When your Dean asks you to share something you’re grateful for in a meeting there is a certain amount of internal pressure to say something. Of course, request like that cause my brain to immediately become a vast wasteland of irrelevant thoughts. Worse yet ask me when I’m working on accreditation reports and massive sarcasm floats to the top. I remained silent for fear of saying what I was thinking, “I’m grateful CCNE only comes every 10 years.” Ah, sarcasm my defense mechanism to sharing my true feelings.
Now that I’m home and I have a solid draft of the CCNE self-study I have time to reflect on the year and be grateful. Let me begin with the things that are truly important as I get older.

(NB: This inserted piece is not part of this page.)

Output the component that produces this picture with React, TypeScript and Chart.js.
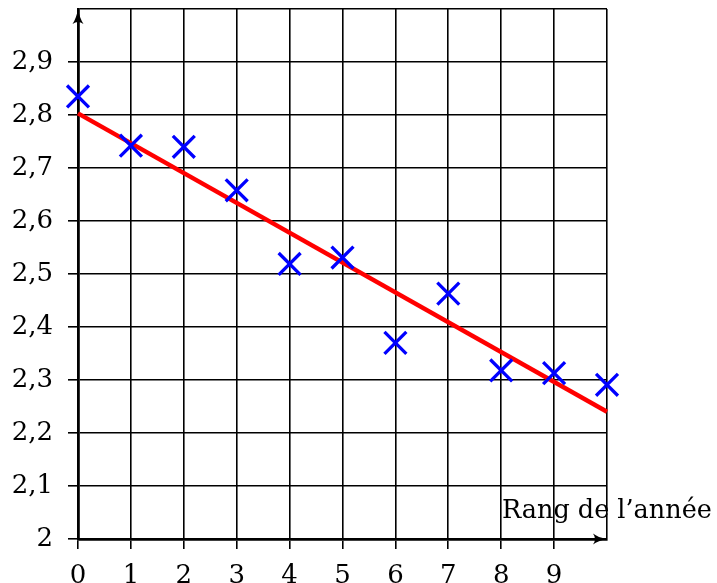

I’m grateful for the scientist and the pharmaceutical industry that invented and manufactured my ACE Inhibitor, Motrin, and Tums and the federal government that provides the vast majority of the money for the research that makes such miracle drugs possible. I’m also grateful for being a nurse and having the skills to monitor my own blood pressure and adjust my meds when CCNE self-study stress causes my blood pressure to rise from the combination of stress and stress eating french fries at lunch with all the associated comforting fat and salt.
I’m really, really, really grateful that I work with nurses who by their natures are nonviolent, compassionate, and don’t harm me when I make repeated request for the same data, but divided by the various different dates that don’t align for USNews & World Report, CCNE, the Tennessee Board of Nursing, and PhD self-study and all the other people that make requests and seem to have absolutely no idea how much time all the reporting eats up. I would be more grateful if they would all learn to share and pull the data from one source and cut it whatever way they want for themselves so I could actually focus on curriculum and making things more efficient for students and faculty.
I’m grateful to have five cats. When I get home they could care less about data. They care about food, bird watching, letting me know about all the ladybugs they found in the house, and of course standing in front of the computer screen to remind me they are much more interesting than anything on the screen.
I’m grateful for amazing friends that have stuck with me throughout my life. I’m grateful my friends are so diverse and keep me grounded in the reality that what seems true to me isn’t always true to them. Long ago I forgot what it feels like to struggle financially, but some of my friends still do and they remind me to be a good friend means to share. I’m grateful to those of color who remind me that what I experience as a white woman is not what they experience and I need to work every day to check my own privilege. I’m grateful for those that are progressive and conservative because their friendship reminds me that good people see the world differently and their difference do not mean they are any less children of God or any less deserving of my love and respect. I’m grateful to those of faith for lifting me up when I struggle with my spirituality and am grateful to those that are atheist because they remind me it isn’t faith that makes one a moral person. Friends make the world a much more beautiful place and I love them all.
It should go without saying that I’m grateful for a good job that I love, a husband who is the love of my life, a family that brings joy, and all the may blessings that I probably fail to notice every day.
Happy Thanksgiving and may you be blessed with amazing food, family, friends, and gratitude. As I enjoy a good meal I pray:
This food comes from the Earth and the Sky,
It is the gift of the entire universe
and the fruit of much hard work;
I vow to live a life which is worthy to receive it.